_What the task requires_
Retype the opening lines of the data exactly, stopping after the line that contains "const calc12 = rows(calc12X, calc12Y);". Skip every picture.

_Information supplied_

_____

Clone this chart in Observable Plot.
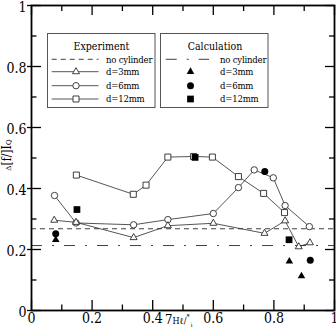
<!DOCTYPE html>
<html>
<head>
<meta charset="utf-8">
<script src="https://cdn.jsdelivr.net/npm/d3@7"></script>
<script src="https://cdn.jsdelivr.net/npm/@observablehq/plot@0.6"></script>
<style>
  body { margin: 0; background: #fff; }
</style>
</head>
<body>
<div id="chart"></div>
<script>
// Experiment, d = 3 mm (open triangles)
const exp3X = [0.075, 0.147, 0.337, 0.450, 0.600, 0.769, 0.837, 0.882, 0.919];
const exp3Y = [0.296, 0.289, 0.239, 0.278, 0.286, 0.253, 0.294, 0.209, 0.222];
// Experiment, d = 6 mm (open circles)
const exp6X = [0.076, 0.147, 0.337, 0.450, 0.600, 0.683, 0.735, 0.798, 0.837, 0.917];
const exp6Y = [0.377, 0.287, 0.281, 0.298, 0.318, 0.403, 0.461, 0.435, 0.344, 0.275];
// Experiment, d = 12 mm (open squares)
const exp12X = [0.148, 0.336, 0.378, 0.450, 0.535, 0.597, 0.683, 0.766, 0.835];
const exp12Y = [0.444, 0.381, 0.411, 0.503, 0.505, 0.503, 0.439, 0.384, 0.321];
// Calculation (filled markers)
const calc3X = [0.080, 0.851, 0.891];
const calc3Y = [0.232, 0.161, 0.113];
const calc6X = [0.080, 0.770, 0.920];
const calc6Y = [0.252, 0.456, 0.165];
const calc12X = [0.150, 0.540, 0.850];
const calc12Y = [0.331, 0.502, 0.232];
// Reference levels without cylinder
const noCylExp = 0.268;
const noCylCalc = 0.213;

// Axis ticks
const majorTicks = [0, 0.2, 0.4, 0.6, 0.8, 1];
const minorTicks = [0.1, 0.3, 0.5, 0.7, 0.9];
const tickLabels = ["0", "0.2", "0.4", "0.6", "0.8", "1"];

// Legend text
const expTitle = "Experiment";
const calcTitle = "Calculation";
const entryLabels = ["no cylinder", "d=3mm", "d=6mm", "d=12mm"];

const rows = (xs, ys) => xs.map((x, i) => ({x, y: ys[i]}));
const exp3 = rows(exp3X, exp3Y);
const exp6 = rows(exp6X, exp6Y);
const exp12 = rows(exp12X, exp12Y);
const calc3 = rows(calc3X, calc3Y);
const calc6 = rows(calc6X, calc6Y);
const calc12 = rows(calc12X, calc12Y);

const W = 336, H = 333;
const mL = 31, mR = 2, mT = 5, mB = 23;
const fw = W - mL - mR, fh = H - mT - mB;
const ink = "#2a2a2a";
const serif = "'DejaVu Serif Condensed', 'DejaVu Serif', serif";
const dashExp = "5,4";
const dashCalc = "11,10,2,10";
const fmt = d => tickLabels[majorTicks.indexOf(d)];

const lineOpts = {x: "x", y: "y", stroke: ink, strokeWidth: 0.8};
const openOpts = {x: "x", y: "y", fill: "#fff", stroke: ink, strokeWidth: 0.9};
const solidOpts = {x: "x", y: "y", fill: "#000", stroke: "none"};
const R = {sq: 3.4, ci: 3.2, tr: 2.6, fsq: 3.8, fci: 3.5, ftr: 2.8};
const tickStyle = {stroke: "#000", strokeWidth: 1.3};

const chart = Plot.plot({
  width: W, height: H,
  marginLeft: mL, marginRight: mR, marginTop: mT, marginBottom: mB,
  style: {fontFamily: serif, fontSize: "14px", background: "#fff", color: "#000"},
  x: {domain: [0, 1]},
  y: {domain: [0, 1]},
  marks: [
    Plot.ruleY([noCylExp], {y: d => d, stroke: ink, strokeWidth: 0.9, strokeDasharray: dashExp}),
    Plot.ruleY([noCylCalc], {y: d => d, stroke: ink, strokeWidth: 0.9, strokeDasharray: dashCalc}),
    Plot.line(exp12, lineOpts),
    Plot.line(exp6, lineOpts),
    Plot.line(exp3, lineOpts),
    Plot.dot(exp12, {...openOpts, symbol: "square", r: R.sq}),
    Plot.dot(exp6, {...openOpts, symbol: "circle", r: R.ci}),
    Plot.dot(exp3, {...openOpts, symbol: "triangle", r: R.tr}),
    Plot.dot(calc12, {...solidOpts, symbol: "square", r: R.fsq}),
    Plot.dot(calc6, {...solidOpts, symbol: "circle", r: R.fci}),
    Plot.dot(calc3, {...solidOpts, symbol: "triangle", r: R.ftr}),
    // inward ticks on all four sides; major ticks on the left also poke outward
    Plot.tickX(majorTicks, {x: d => d, insetTop: fh - 10, ...tickStyle}),
    Plot.tickX(minorTicks, {x: d => d, insetTop: fh - 5.5, ...tickStyle}),
    Plot.tickX(majorTicks, {x: d => d, insetBottom: fh - 10, ...tickStyle}),
    Plot.tickX(minorTicks, {x: d => d, insetBottom: fh - 6, ...tickStyle}),
    Plot.tickY(majorTicks, {y: d => d, insetLeft: -4, insetRight: fw - 10, ...tickStyle}),
    Plot.tickY(minorTicks, {y: d => d, insetRight: fw - 5.5, ...tickStyle}),
    Plot.tickY(majorTicks, {y: d => d, insetLeft: fw - 9, ...tickStyle}),
    Plot.tickY(minorTicks, {y: d => d, insetLeft: fw - 5, ...tickStyle}),
    Plot.axisX({ticks: majorTicks, tickSize: 0, tickPadding: 3, tickFormat: fmt, label: null}),
    Plot.axisY({ticks: majorTicks, tickSize: 0, tickPadding: 5, tickFormat: fmt, label: null, dy: 2}),
    Plot.frame({stroke: "#000", strokeWidth: 1.8})
  ]
});

document.getElementById("chart").appendChild(chart);

// Legends and axis titles
const svg = d3.select(chart);
const sym = (type, r) => d3.symbol(type, Math.PI * r * r)();
const lg = svg.append("g").attr("font-family", serif).attr("fill", "#000");

function legendBox(x0, title, titleX, textX, sampleX1, sampleX2, markerX, filled) {
  lg.append("rect")
    .attr("x", x0).attr("y", 33.5).attr("width", 107.5).attr("height", 74)
    .attr("fill", "#fff").attr("stroke", "#555").attr("stroke-width", 1);
  lg.append("text").attr("x", titleX).attr("y", 50).attr("text-anchor", "middle")
    .attr("font-size", 10.5).text(title);
  const rowsY = [62.5, 75.3, 89, 102.3];
  const lineY = [59.3, 71.7, 85.7, 99];
  entryLabels.forEach((t, i) => {
    lg.append("text").attr("x", textX).attr("y", rowsY[i]).attr("font-size", 9.5)
      .attr("text-anchor", "start").attr("letter-spacing", -0.2).text(t);
  });
  lg.append("line").attr("x1", sampleX1).attr("x2", sampleX2).attr("y1", lineY[0]).attr("y2", lineY[0])
    .attr("stroke", ink).attr("stroke-width", 0.9)
    .attr("stroke-dasharray", filled ? dashCalc : dashExp);
  const shapes = filled
    ? [[d3.symbolTriangle, R.ftr], [d3.symbolCircle, R.fci], [d3.symbolSquare, R.fsq]]
    : [[d3.symbolTriangle, R.tr], [d3.symbolCircle, R.ci], [d3.symbolSquare, R.sq]];
  shapes.forEach(([type, r], i) => {
    const y = lineY[i + 1];
    if (!filled) {
      lg.append("line").attr("x1", sampleX1).attr("x2", sampleX2).attr("y1", y).attr("y2", y)
        .attr("stroke", ink).attr("stroke-width", 0.8);
    }
    lg.append("path").attr("d", sym(type, r))
      .attr("transform", `translate(${markerX},${y})`)
      .attr("fill", filled ? "#000" : "#fff")
      .attr("stroke", filled ? "none" : ink).attr("stroke-width", 0.9);
  });
}

legendBox(47.5, expTitle, 101.5, 106, 51.7, 98.5, 76, false);
legendBox(160.5, calcTitle, 215, 220, 165.7, 209, 190.5, true);

// y-axis title
const yt = svg.append("text")
  .attr("font-family", serif).attr("fill", "#000")
  .attr("transform", "translate(11,155) rotate(-90)")
  .attr("text-anchor", "middle");
yt.append("tspan").attr("font-size", 8).text("Δ");
yt.append("tspan").attr("font-size", 12).text("[f/]I");
yt.append("tspan").attr("font-size", 8).text("Q");

// x-axis title
const xt = svg.append("text")
  .attr("font-family", serif).attr("fill", "#000")
  .attr("text-anchor", "start")
  .attr("x", 165).attr("y", 324);
xt.append("tspan").attr("font-size", 13).text("7");
xt.append("tspan").attr("font-size", 9).text("Hℓ/");
xt.append("tspan").attr("font-size", 7).attr("dy", -5).text("*");
xt.append("tspan").attr("font-size", 6).attr("dy", 8).attr("dx", 1).text("i");
</script>
</body>
</html>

_____

_Reply_
Clone this chart in Observable Plot.
<!DOCTYPE html>
<html>
<head>
<meta charset="utf-8">
<script src="https://cdn.jsdelivr.net/npm/d3@7"></script>
<script src="https://cdn.jsdelivr.net/npm/@observablehq/plot@0.6"></script>
<style>
  body { margin: 0; background: #fff; }
</style>
</head>
<body>
<div id="chart"></div>
<script>
// Experiment, d = 3 mm (open triangles)
const exp3X = [0.075, 0.147, 0.337, 0.450, 0.600, 0.769, 0.837, 0.882, 0.919];
const exp3Y = [0.296, 0.289, 0.239, 0.278, 0.286, 0.253, 0.294, 0.209, 0.222];
// Experiment, d = 6 mm (open circles)
const exp6X = [0.076, 0.147, 0.337, 0.450, 0.600, 0.683, 0.735, 0.798, 0.837, 0.917];
const exp6Y = [0.377, 0.287, 0.281, 0.298, 0.318, 0.403, 0.461, 0.435, 0.344, 0.275];
// Experiment, d = 12 mm (open squares)
const exp12X = [0.148, 0.336, 0.378, 0.450, 0.535, 0.597, 0.683, 0.766, 0.835];
const exp12Y = [0.444, 0.381, 0.411, 0.503, 0.505, 0.503, 0.439, 0.384, 0.321];
// Calculation (filled markers)
const calc3X = [0.080, 0.851, 0.891];
const calc3Y = [0.232, 0.161, 0.113];
const calc6X = [0.080, 0.770, 0.920];
const calc6Y = [0.252, 0.456, 0.165];
const calc12X = [0.150, 0.540, 0.850];
const calc12Y = [0.331, 0.502, 0.232];
// Reference levels without cylinder
const noCylExp = 0.268;
const noCylCalc = 0.213;

// Axis ticks
const majorTicks = [0, 0.2, 0.4, 0.6, 0.8, 1];
const minorTicks = [0.1, 0.3, 0.5, 0.7, 0.9];
const tickLabels = ["0", "0.2", "0.4", "0.6", "0.8", "1"];

// Legend text
const expTitle = "Experiment";
const calcTitle = "Calculation";
const entryLabels = ["no cylinder", "d=3mm", "d=6mm", "d=12mm"];

const rows = (xs, ys) => xs.map((x, i) => ({x, y: ys[i]}));
const exp3 = rows(exp3X, exp3Y);
const exp6 = rows(exp6X, exp6Y);
const exp12 = rows(exp12X, exp12Y);
const calc3 = rows(calc3X, calc3Y);
const calc6 = rows(calc6X, calc6Y);
const calc12 = rows(calc12X, calc12Y);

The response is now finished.